Google IPO
January 6, 2004 6:15 AM   Subscribe

What is the best way to get in on Google's IPO? I know nothing about investing, other than having a 401k. Can the average Joe get in on it without paying a broker or something like that?
posted by quibx to Computers & Internet (7 answers total)
 
Knowing nothing about investing is a great reason to stay away from IPOs, even from companies you think will increase in value over time. Consider buying when the price settles down, because it's extremely difficult for individual investors to ride that early-IPO wave, and institutional investors count on suckers like you to get in there after they do to heat up the market for them.
posted by majick at 6:29 AM on January 6, 2004


Unless Google has some kind of unorthodox IPO (which is doubtful), you need to have a relationship with Google or some kind of financial institution to get in on it. IANAB, but if you really "know nothing" about investing, stick with a fund. The cachet of owning individual stocks is just that, nothing more.
posted by mkultra at 6:29 AM on January 6, 2004


There has been talk that Google will go the "dutch auction" route with their IPO, which theoretically would give the little guy better access to shares, while at the same time erasing the huge IPO runup that quibx is no doubt dreaming of, which results from shares deliberately mispriced on the low side to route quick first-day profits from Google's coffers to those of the investment bankers' preferred clients.
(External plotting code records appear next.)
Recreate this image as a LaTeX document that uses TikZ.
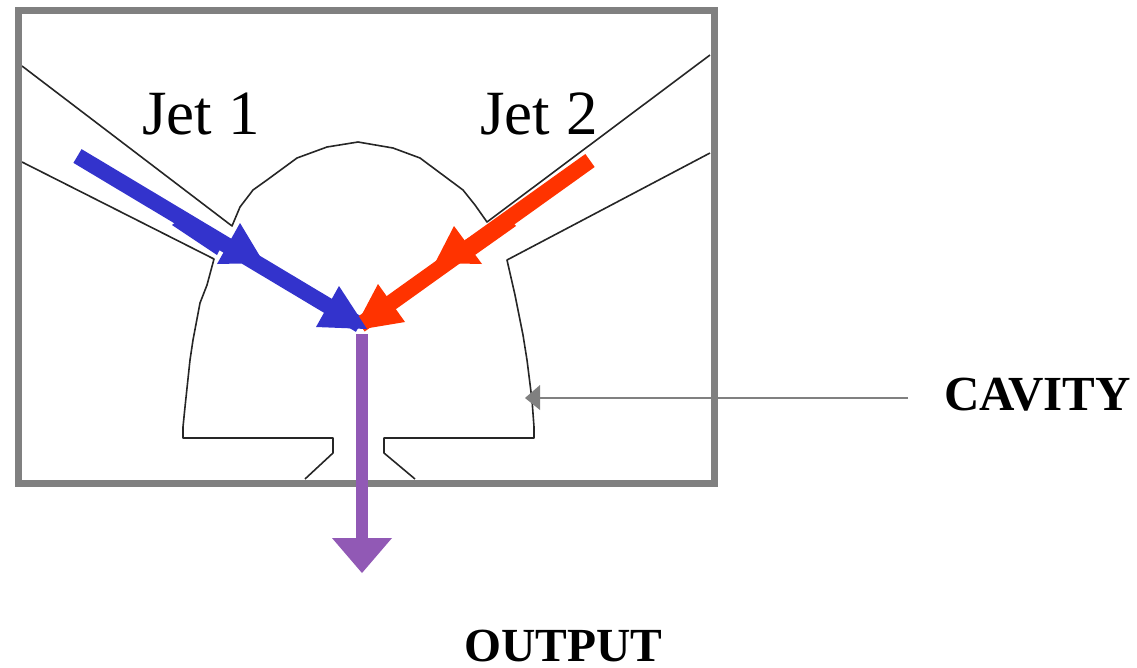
\documentclass[tikz,border=0pt]{standalone}
\usepackage{fontspec}
\setmainfont{Liberation Serif}
\definecolor{framegray}{HTML}{808080}
\definecolor{jetblue}{HTML}{3333CC}
\definecolor{jetred}{HTML}{FF3300}
\definecolor{outpurple}{HTML}{9159B5}
\tikzset{
  outline/.style={draw=black!85,line width=1.6pt,line join=round},
  jetline/.style={line width=16pt},
  biglabel/.style={font=\fontsize{63}{63}\selectfont,inner sep=0pt,anchor=base},
  cavlabel/.style={font=\fontsize{49}{49}\selectfont\bfseries,inner sep=0pt,anchor=base},
  outlabel/.style={font=\fontsize{47.5}{47.5}\selectfont\bfseries,inner sep=0pt,anchor=base}
}
\begin{document}
\begin{tikzpicture}[x=1pt,y=-1pt]
\useasboundingbox (0,0) rectangle (1137,667);
% cavity outline
\draw[outline] (22,66) -- (232,226) -- (240,207) -- (253,190) -- (267,180) -- (297,158) -- (327,147) -- (358,142) -- (393,148) -- (420,158) -- (463,190) -- (475,205) -- (487,222) -- (710,55);
\draw[outline] (22,162) -- (214,259) -- (207,285) -- (200,303) -- (193,340) -- (190,360) -- (185,407) -- (183,427) -- (183,438) -- (333,438) -- (333,453) -- (305,479);
\draw[outline] (415,479) -- (384,453) -- (384,438) -- (534,438) -- (534,427) -- (532,400) -- (527,360) -- (523,335) -- (515,295) -- (507,260) -- (710,153);
% frame
\draw[framegray,line width=7pt,line join=miter] (18,10) rectangle (714,483.5);
% coordinates
\coordinate (blueStart) at (77.5,156);
\coordinate (redStart) at (590,160.5);
\coordinate (meet) at (360,325);
\coordinate (outStart) at (362,334);
\coordinate (outEnd) at (362,540);
\coordinate (cavStart) at (908,397.5);
\coordinate (cavEnd) at (535,397.5);
% blue jet
\draw[jetblue,jetline] (blueStart) -- (meet);
\fill[jetblue] (172,225) -- (217,255) -- (225,240) -- (185,215) -- cycle;
\fill[jetblue] (240,223) -- (217,264) -- (264,263) -- cycle;
% red jet
\draw[jetred,jetline] (redStart) -- (meet);
\fill[jetred] (516,226) -- (475,255) -- (465,240) -- (505,215) -- cycle;
\fill[jetred] (454,226) -- (435,263) -- (482,264) -- cycle;
\fill[jetred] (378,284) -- (359,320) -- (366,328.5) -- (405,322) -- cycle;
\fill[jetblue] (339,286) -- (316,327) -- (367,329) -- cycle;
% output
\draw[outpurple,line width=12pt] (outStart) -- (outEnd);
\fill[outpurple] (332,538) -- (392,538) -- (362,573) -- cycle;
% cavity pointer
\draw[framegray,line width=2pt] (cavStart) -- (cavEnd);
\fill[framegray] (525,398) -- (540,385) -- (540,410) -- cycle;
% labels
\node[biglabel] (jetone) at (201,134) {Jet 1};
\node[biglabel] (jettwo) at (539,134) {Jet 2};
\node[cavlabel] (cavity) at (1037.5,410) {CAVITY};
\node[outlabel] (output) at (563.5,661) {OUTPUT};
\end{tikzpicture}
\end{document}
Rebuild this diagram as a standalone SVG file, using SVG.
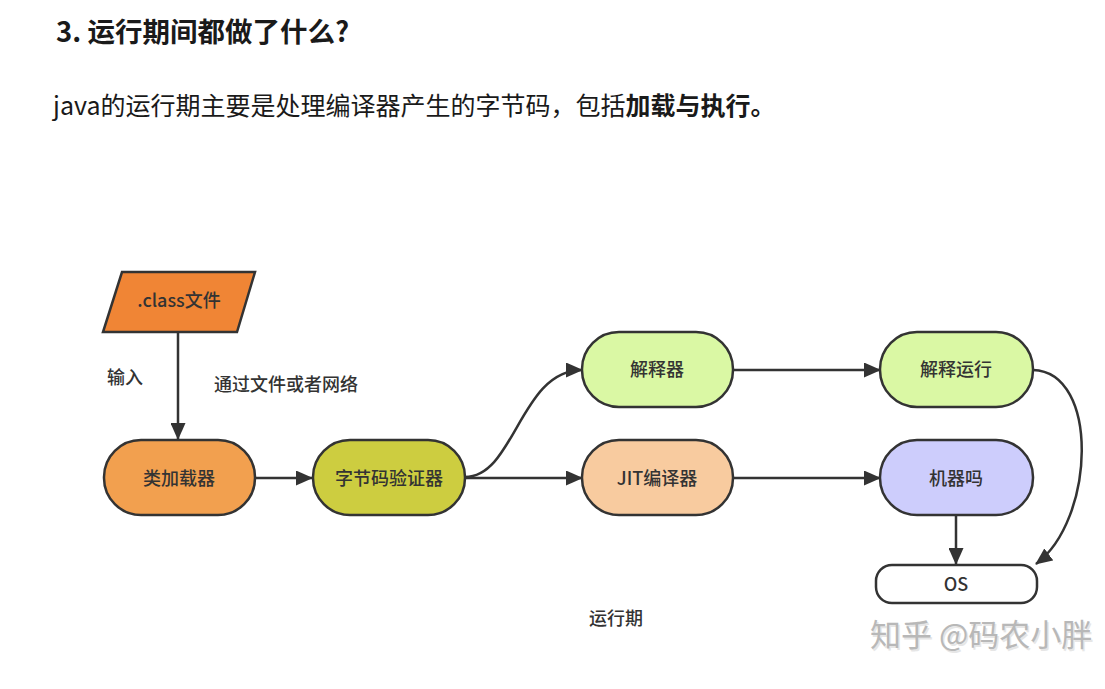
<svg xmlns="http://www.w3.org/2000/svg" width="1105" height="689" viewBox="0 0 1105 689">
<defs>
<marker id="ah" markerWidth="17" markerHeight="15" refX="16" refY="7.5" orient="auto" markerUnits="userSpaceOnUse">
<path d="M0,0 L17,7.5 L0,15 Z" fill="#333"/>
</marker>
</defs>
<style>
.h{font-family:"Noto Sans CJK SC","Noto Sans",sans-serif;fill:#1a1a1a}
.n{stroke:#333;stroke-width:2.5}
.t{font-family:"Noto Sans CJK SC","Noto Sans",sans-serif;font-size:18px;font-weight:500;fill:#333;text-anchor:middle}
.l{font-family:"Noto Sans CJK SC","Noto Sans",sans-serif;font-size:18px;font-weight:500;fill:#333}
.c{fill:none;stroke:#333;stroke-width:2.5;marker-end:url(#ah)}
.w{font-family:"Noto Sans CJK SC",sans-serif;font-size:31px}
</style>
<rect width="1105" height="689" fill="#fff"/>
<text class="h" x="56" y="42" font-size="27.5" font-weight="700">3. 运行期间都做了什么?</text>
<text class="h" x="53" y="115" font-size="25">java的运行期主要是处理编译器产生的字节码，包括<tspan font-weight="700">加载与执行。</tspan></text>

<g id="connectors">
<path class="c" d="M178,332 L178,439"/>
<path class="c" d="M255,478 L312,478"/>
<path class="c" d="M465,478 L582,478"/>
<path class="c" d="M465,477 C515,477 520,370 582,370"/>
<path class="c" d="M733,370 L880,370"/>
<path class="c" d="M733,478 L880,478"/>
<path class="c" d="M956,515 L956,564"/>
<path class="c" d="M1033,370 C1100,372 1095,520 1036,564"/>
</g>

<g id="class-file">
<polygon class="n" points="122,272 255,272 237,332 103,332" fill="#F08535"/>
<text class="t" x="179" y="307">.class文件</text>
</g>
<g id="label-input"><text class="l" x="107" y="384">输入</text></g>
<g id="label-via"><text class="l" x="214" y="391" font-size="19.5">通过文件或者网络</text></g>

<g id="class-loader">
<rect class="n" x="104" y="440" width="151" height="75" rx="37" fill="#F2A04F"/>
<text class="t" x="179" y="485">类加载器</text>
</g>
<g id="verifier">
<rect class="n" x="313" y="440" width="152" height="75" rx="37" fill="#CDCD40"/>
<text class="t" x="389" y="485">字节码验证器</text>
</g>
<g id="interpreter">
<rect class="n" x="582" y="332" width="151" height="75" rx="37" fill="#DAF8A4"/>
<text class="t" x="657" y="376">解释器</text>
</g>
<g id="jit">
<rect class="n" x="582" y="440" width="151" height="75" rx="37" fill="#F8CB9F"/>
<text class="t" x="657" y="485">JIT编译器</text>
</g>
<g id="interp-run">
<rect class="n" x="880" y="332" width="153" height="75" rx="37" fill="#DAF8A4"/>
<text class="t" x="956" y="376">解释运行</text>
</g>
<g id="machine">
<rect class="n" x="880" y="440" width="153" height="75" rx="37" fill="#CDCDFC"/>
<text class="t" x="956" y="485">机器吗</text>
</g>
<g id="os">
<rect class="n" x="876" y="565" width="161" height="38" rx="16" fill="#fff"/>
<text class="t" x="956" y="591" font-weight="400">OS</text>
</g>
<g id="caption"><text class="l" x="589" y="625" font-size="17" font-weight="400">运行期</text></g>
<g id="watermark">
<text class="w" x="870" y="646" fill="#e6e6e6" transform="translate(1.5,1.5)">知乎 @码农小胖</text>
<text class="w" x="870" y="646" fill="#b8b8b8">知乎 @码农小胖</text>
</g>
</svg>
Theoretically, that's how it would work. However, in capitalism, never bet against the ability of "preferred clients" to screw the small investor somehow.
posted by luser at 6:33 AM on January 6, 2004


I echo the sentiment of staying away from Google (even buying it on the open market on the first day, or buying any other individual stocks for that matter) until you learrn a bit more about the market. I'm doing this now - investing in a few individual stocks and reading a lot before I get too involved in individual stocks.

Even though Google seems like a sure thing, I'm sure this stock is going to see it's ups and downs - notice today's news that Yahoo is dropping Google as its search engine, for example. The market is a lot tougher on companies than it was in 1999.
posted by drobot at 7:01 AM on January 6, 2004


Response by poster: Thanks all for your suggestions. This looks way over my head, and I need to go do some homework..
posted by quibx at 7:41 AM on January 6, 2004


Building on the float issue (above) note that Google will isue a huge amount of shares to its employees, executives, family relatives etc.

These shares, by law, can't be sold for a requisite amount of time. I believe its 18 mos from 1st day of issue.

My point is, the amount of shares outstanding will actually be very low until the 18 mos mark, when a flood of shares will hit the market all at once. This has a well known and demonstrable effect on share price.

IPOs are indeed tricky. Not the place to cut your teeth on equity investment.
posted by Fupped Duck at 1:14 PM on January 6, 2004


Just to clarify -- the lockout period for insiders (employees, directors, etc.) is typically 180 days post IPO, not 18 months.